I edited my first “newspaper” almost a quarter century ago. My best friend Bobby Gottschalk and I typed a one-page paper on a toy typewriter, mixing neighborhood gossip and national news concocted by our grade-school minds. Let’s just say it didn’t win a Pulitzer.
That was my first foray into what has become my passion for community journalism. I have always loved reading and writing, but for a long time I wasn’t interested in newspapers. They often didn’t seem to have anything to do with day-to-day life. The things I was interested in were delegated to small blurbs buried in the middle of a metropolitan daily, at best.
But I wanted to write and journalism has been a training ground for numerous literary greats. I drove my college professors nuts with my insistence that global issues weren’t as interesting as what’s happening down the block. Having a world-wide awareness is important, but the news I thought mattered most to most people is what happens closest.
It wasn’t until I had my first full-time reporter’s job at a twice-weekly paper in rural northeast Wisconsin that I discovered where the kind of reporting I wanted to do could be found: in community newspapers.
A newspaper is the voice of a community. It should reflect the lives of all the people it serves, telling the stories that really matter. That’s not just hard news, that’s the fun stories of everyday life, too.
People need to know what’s happening in local politics – that’s where the decisions are made that have the greatest effect on people’s lives: sewer rates, land use planning, police and fire and the like.
For a democracy to work, citizens need to have the information to make informed decisions. Most people are too busy to go to all the meetings and hearings and rely on newspapers to serve as a surrogate.

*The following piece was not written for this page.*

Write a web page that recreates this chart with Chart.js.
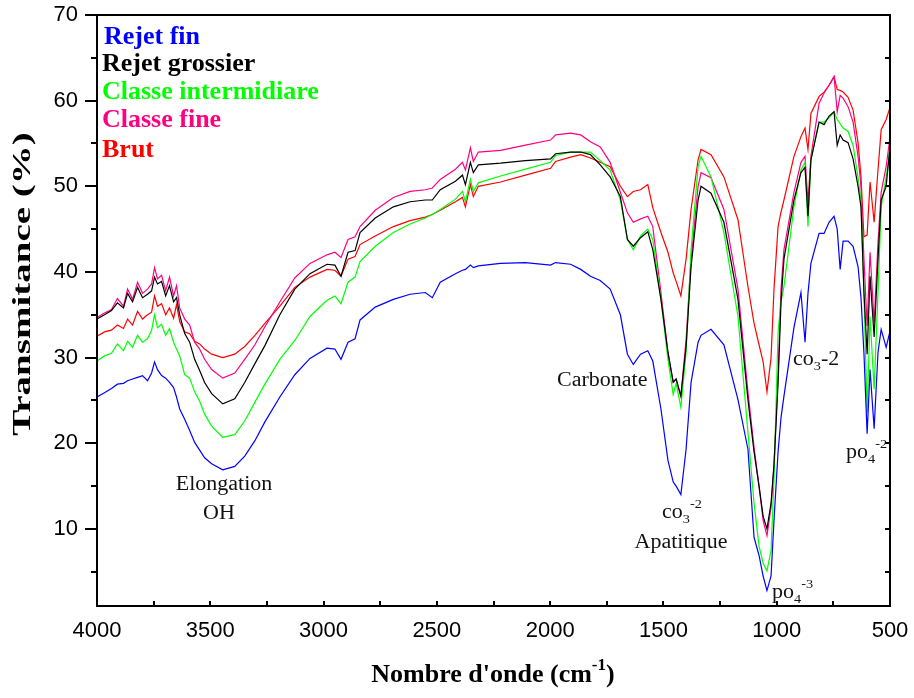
<!DOCTYPE html>
<html>
<head>
<meta charset="utf-8">
<script src="https://cdn.jsdelivr.net/npm/chart.js@4.4.1/dist/chart.umd.min.js"></script>
<style>
  html, body { margin: 0; padding: 0; background: #fff; }
  #ftir { display: block; }
</style>
</head>
<body>
<canvas id="ftir" width="914" height="698" style="width:914px;height:698px"></canvas>
<script>
// wavenumbers (cm-1)
var wavenumbers = [4000,3967,3936,3910,3883,3865,3843,3821,3799,3777,
  3759,3746,3733,3715,3697,3680,3662,3649,3635,3613,
  3591,3569,3547,3525,3494,3445,3392,3348,3303,3259,
  3193,3127,3060,2985,2950,2923,2892,2861,2839,2772,
  2692,2618,2551,2520,2485,2418,2387,2374,2352,2339,
  2317,2219,2109,1998,1976,1910,1865,1822,1779,1735,
  1690,1659,1633,1601,1569,1547,1511,1480,1457,1444,
  1423,1400,1378,1347,1334,1290,1233,1171,1127,1100,
  1078,1060,1043,1025,1012,994,981,968,924,893,
  875,862,849,813,791,769,747,733,720,707,
  685,663,641,628,615,601,588,570,553,539,
  517,500];

var rejetFin = [25.4,25.9,26.4,26.9,27.0,27.3,27.5,27.7,27.9,27.3,
  28.2,29.5,28.6,27.9,27.6,27.1,26.5,25.4,24.0,22.8,
  21.5,20.1,19.2,18.3,17.6,16.9,17.3,18.5,20.3,22.5,
  25.4,28.0,29.9,31.1,31.0,29.8,31.8,32.2,34.4,35.9,
  36.8,37.4,37.6,37.0,38.8,39.8,40.2,40.3,40.8,40.5,
  40.7,41.0,41.1,40.8,41.1,40.9,40.3,39.5,39.0,38.0,
  35.0,30.4,29.2,30.4,30.8,29.6,24.0,18.0,15.5,15.0,
  14.0,19.3,27.1,31.8,32.6,33.3,31.5,25.1,19.3,9.0,
  6.9,4.5,2.8,4.5,11.0,19.0,23.0,25.5,33.5,37.6,
  31.8,37.5,41.0,44.5,44.5,45.8,46.5,45.0,40.3,43.6,
  43.6,43.0,40.6,37.0,30.5,21.1,28.6,21.7,30.6,33.3,
  31.2,33.1];

var rejetGrossier = [34.5,35.0,35.5,36.4,35.8,37.5,36.5,38.2,37.0,37.4,
  37.8,39.4,38.6,38.9,37.2,38.4,36.5,37.0,35.0,32.8,
  31.8,29.8,28.5,27.1,25.8,24.6,25.2,27.1,29.3,31.4,
  35.0,38.0,39.8,40.9,40.8,39.5,42.3,42.5,44.6,46.3,
  47.6,48.2,48.4,48.4,49.6,50.6,51.3,50.2,52.8,51.6,
  52.5,52.7,53.0,53.2,53.8,54.0,54.0,53.7,52.5,51.1,
  48.8,43.8,43.0,44.0,44.7,42.6,36.8,30.6,27.1,27.5,
  25.5,31.3,40.6,48.4,50.0,49.2,45.8,36.8,25.1,19.0,
  15.0,11.5,10.0,13.0,17.5,27.0,36.5,41.5,48.4,51.6,
  52.2,46.5,53.1,57.5,57.2,58.2,58.7,54.8,56.0,55.4,
  55.1,53.2,50.0,47.6,37.6,30.4,39.5,32.4,41.5,48.4,
  50.0,54.6];

var classeIntermidiare = [29.6,30.2,30.5,31.6,30.8,31.9,31.2,32.6,31.8,32.2,
  33.2,35.0,33.5,33.9,32.6,33.4,31.8,31.0,30.2,28.0,
  27.6,26.0,24.9,23.4,22.0,20.7,21.0,22.6,24.8,26.9,
  29.8,32.0,34.8,36.7,37.2,36.3,38.8,39.4,41.2,43.0,
  44.6,45.6,46.3,46.7,47.3,48.5,49.4,48.2,50.8,49.4,
  50.4,51.2,52.0,52.8,53.6,54.0,54.0,54.0,53.0,51.9,
  48.4,43.8,42.6,44.2,45.0,43.8,36.8,29.8,25.7,27.0,
  24.2,30.6,42.6,52.3,53.5,51.1,44.6,34.8,21.3,13.0,
  8.0,6.0,5.1,7.5,15.8,33.0,36.5,38.3,47.6,51.9,
  52.8,45.3,53.1,57.5,57.5,58.0,58.7,57.8,57.3,56.8,
  56.4,54.8,51.0,48.4,37.6,23.6,34.8,26.3,37.6,47.6,
  51.1,54.3];

var classeFine = [34.7,35.2,35.6,36.9,36.0,38.0,36.8,38.8,37.5,38.0,
  38.6,40.5,39.2,39.6,37.8,39.4,37.2,38.4,35.8,34.5,
  33.8,31.8,31.0,29.8,28.6,27.6,28.2,29.8,31.5,33.6,
  36.5,39.3,41.0,42.0,42.3,41.7,43.8,44.1,45.3,47.2,
  48.7,49.4,49.6,49.8,50.8,52.0,52.8,51.9,54.5,52.9,
  54.0,54.2,54.8,55.4,56.0,56.2,56.0,55.2,54.6,52.8,
  49.3,46.9,45.8,46.2,46.5,45.3,37.6,30.6,27.2,27.5,
  25.5,32.1,41.5,50.0,51.6,51.0,47.3,38.0,26.0,19.5,
  15.0,11.0,9.2,12.5,17.5,28.0,38.0,42.6,49.3,52.8,
  53.5,48.1,53.5,59.7,60.9,61.8,62.8,58.7,60.6,60.3,
  59.3,57.5,53.5,50.0,41.5,33.7,42.3,34.1,43.4,49.3,
  52.3,55.7];

var brut = [32.5,33.0,33.2,33.8,33.4,34.5,33.8,35.4,34.5,35.0,
  35.3,37.2,36.0,36.3,35.0,35.8,34.6,36.2,34.2,33.0,
  32.8,31.9,31.6,31.0,30.4,30.0,30.4,31.3,32.6,34.0,
  36.0,38.2,39.4,40.3,40.2,39.5,41.5,41.8,43.2,44.2,
  45.3,46.0,46.4,46.7,47.2,48.2,48.7,47.6,50.2,48.8,
  50.0,50.5,51.3,52.1,52.9,53.4,53.7,53.3,52.8,52.3,
  50.0,48.8,49.4,49.6,50.2,47.5,44.6,42.3,39.9,38.9,
  37.2,41.5,47.3,53.1,54.3,53.7,51.1,46.1,38.3,34.0,
  31.5,29.5,26.0,30.0,38.0,45.3,47.0,48.4,53.5,55.8,
  56.8,54.3,58.5,60.5,61.0,61.8,62.8,61.3,61.2,61.0,
  60.4,58.9,55.1,51.1,44.1,44.3,50.5,45.8,51.9,56.6,
  57.8,59.2];

var seriesNames = ["Rejet fin", "Rejet grossier", "Classe intermidiare", "Classe fine", "Brut"];
var seriesColors = ["#0000ff", "#000000", "#00ff00", "#ff0080", "#ff0000"];
var seriesValues = [rejetFin, rejetGrossier, classeIntermidiare, classeFine, brut];

var xTicks = [4000, 3500, 3000, 2500, 2000, 1500, 1000, 500];
var yTicks = [10, 20, 30, 40, 50, 60, 70];

var SERIF = '"Liberation Serif", "Times New Roman", serif';

function toPoints(values) {
    return wavenumbers.map(function (w, i) { return { x: w, y: values[i] }; });
}

// text with sub/superscripts, left aligned at baseline y
function richText(ctx, x, y, parts, size, stretch) {
    ctx.save();
    ctx.translate(x, y);
    ctx.scale(stretch || 1, 1);
    ctx.textAlign = "left";
    ctx.textBaseline = "alphabetic";
    var cx = 0;
    parts.forEach(function (p) {
        var small = p[1] !== "n";
        ctx.font = (small ? Math.round(size * 0.65) : size) + "px " + SERIF;
        var dy = p[1] === "sub" ? 5 : (p[1] === "sup" ? -10 : 0);
        ctx.fillText(p[0], cx, dy);
        cx += ctx.measureText(p[0]).width;
    });
    ctx.restore();
}

function centerText(ctx, text, x, y, font, stretch) {
    ctx.save();
    ctx.translate(x, y);
    ctx.scale(stretch || 1, 1);
    ctx.font = font;
    ctx.textAlign = "center";
    ctx.textBaseline = "alphabetic";
    ctx.fillText(text, 0, 0);
    ctx.restore();
}

var decorations = {
    id: "decorations",
    afterDraw: function (chart) {
        var ctx = chart.ctx;
        var a = chart.chartArea;
        var xs = chart.scales.x, ys = chart.scales.y;
        ctx.save();
        ctx.strokeStyle = "#000";
        ctx.fillStyle = "#000";

        // frame
        ctx.lineWidth = 2;
        ctx.strokeRect(a.left, a.top, a.right - a.left, a.bottom - a.top);

        // y ticks: left outward, right inward
        for (var v = 5; v <= 70; v += 5) {
            var py = Math.round(ys.getPixelForValue(v));
            var major = v % 10 === 0;
            ctx.beginPath();
            ctx.moveTo(a.left - (major ? 12 : 6), py);
            ctx.lineTo(a.left, py);
            ctx.moveTo(a.right, py);
            ctx.lineTo(a.right - 5, py);
            ctx.stroke();
        }
        // x ticks: inward on the bottom edge
        for (var w = 3750; w > 500; w -= 250) {
            var px = Math.round(xs.getPixelForValue(w));
            ctx.beginPath();
            ctx.moveTo(px, a.bottom);
            ctx.lineTo(px, a.bottom - 5);
            ctx.stroke();
        }

        // legend as coloured text
        var legendY = [44, 71, 99, 127, 157];
        ctx.font = "bold 26px " + SERIF;
        ctx.textAlign = "left";
        ctx.textBaseline = "alphabetic";
        seriesNames.forEach(function (n, i) {
            ctx.fillStyle = seriesColors[i];
            ctx.fillText(n, i === 0 ? 104 : 102, legendY[i]);
        });

        // band annotations
        ctx.fillStyle = "#111";
        var f20 = "20px " + SERIF;
        centerText(ctx, "Elongation", 224, 490, f20, 1.1);
        centerText(ctx, "OH", 219, 519, f20, 1.1);
        richText(ctx, 557, 386, [["Carbonate", "n"]], 20, 1.1);
        richText(ctx, 662, 518, [["co", "n"], ["3", "sub"], ["-2", "sup"]], 20, 1.1);
        centerText(ctx, "Apatitique", 681, 548, f20, 1.1);
        richText(ctx, 772, 598, [["po", "n"], ["4", "sub"], ["-3", "sup"]], 20, 1.1);
        richText(ctx, 793, 365, [["co", "n"], ["3", "sub"], ["-2", "n"]], 20, 1.1);
        richText(ctx, 846, 458, [["po", "n"], ["4", "sub"], ["-2", "sup"]], 20, 1.1);

        // axis titles
        ctx.fillStyle = "#000";
        ctx.save();
        ctx.translate(30, 284);
        ctx.rotate(-Math.PI / 2);
        ctx.scale(1.5, 1);
        ctx.font = "bold 26px " + SERIF;
        ctx.textAlign = "center";
        ctx.fillText("Transmitance (%)", 0, 0);
        ctx.restore();

        ctx.font = "bold 26px " + SERIF;
        var t1 = "Nombre d'onde (cm", sup = "-1", t2 = ")";
        var w1 = ctx.measureText(t1).width;
        ctx.font = "bold 17px " + SERIF;
        var ws = ctx.measureText(sup).width;
        ctx.font = "bold 26px " + SERIF;
        var w2 = ctx.measureText(t2).width;
        var x0 = 493 - (w1 + ws + w2) / 2;
        ctx.textAlign = "left";
        ctx.fillText(t1, x0, 682);
        ctx.font = "bold 17px " + SERIF;
        ctx.fillText(sup, x0 + w1, 670);
        ctx.font = "bold 26px " + SERIF;
        ctx.fillText(t2, x0 + w1 + ws, 682);
        ctx.restore();
    }
};

var config = {
    type: "line",
    data: {
        datasets: seriesNames.map(function (n, i) {
            return {
                label: n,
                data: toPoints(seriesValues[i]),
                borderColor: seriesColors[i],
                backgroundColor: seriesColors[i],
                borderWidth: 1.2,
                pointRadius: 0,
                tension: 0,
                fill: false
            };
        })
    },
    options: {
        responsive: false,
        animation: false,
        layout: { padding: { top: 15, right: 24, left: 0, bottom: 0 } },
        plugins: { legend: { display: false }, tooltip: { enabled: false } },
        scales: {
            x: {
                type: "linear",
                reverse: true,
                min: 500,
                max: 4000,
                afterBuildTicks: function (s) { s.ticks = xTicks.map(function (v) { return { value: v }; }); },
                afterFit: function (s) { s.height = 92; s.paddingLeft = 0; s.paddingRight = 0; },
                grid: { display: false, drawTicks: false, tickLength: 0 },
                border: { display: false },
                ticks: {
                    color: "#000",
                    padding: 12,
                    maxRotation: 0,
                    callback: function (v) { return String(v); },
                    font: { family: '"Liberation Sans", Arial, sans-serif', size: 22 }
                }
            },
            y: {
                type: "linear",
                min: 1,
                max: 70,
                afterBuildTicks: function (s) { s.ticks = yTicks.map(function (v) { return { value: v }; }); },
                afterFit: function (s) { s.width = 97; s.paddingTop = 0; s.paddingBottom = 0; },
                grid: { display: false, drawTicks: false, tickLength: 0 },
                border: { display: false },
                ticks: {
                    color: "#000",
                    padding: 19,
                    callback: function (v) { return String(v); },
                    font: { family: '"Liberation Sans", Arial, sans-serif', size: 22 }
                }
            }
        }
    },
    plugins: [decorations]
};

var ftirChart = new Chart(document.getElementById("ftir"), config);
</script>
</body>
</html>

But that’s just part of community journalism. Really, it’s about people; people’s lives and people’s stories. Even when covering the innerworkings of local government, reporting is about people and how people will be affected by the decisions of policy-makers.
That doesn’t mean we just tell the good news. We tell the bad news, too. Both are vital parts of a community’s story. Telling those stories is what the Snoqualmie Valley Record and the nation’s weekly newspapers do. That’s why weeklies are bucking the global trend of print media decline.
To continue the Valley Record’s tradition of being the voice of Valley residents, I need to hear from people in the community. Call or e-mail story ideas; send write-ups and photos of things happening in the area; write letters to the editor. I won’t promise we’ll write about everything we hear, but I can promise we won’t cover something if we don’t know about it.
This is your newspaper and I look forward to helping tell the stories of the Snoqualmie Valley. The real job of community journalism is more enjoyable to me now than playing reporter ever was in the third grade.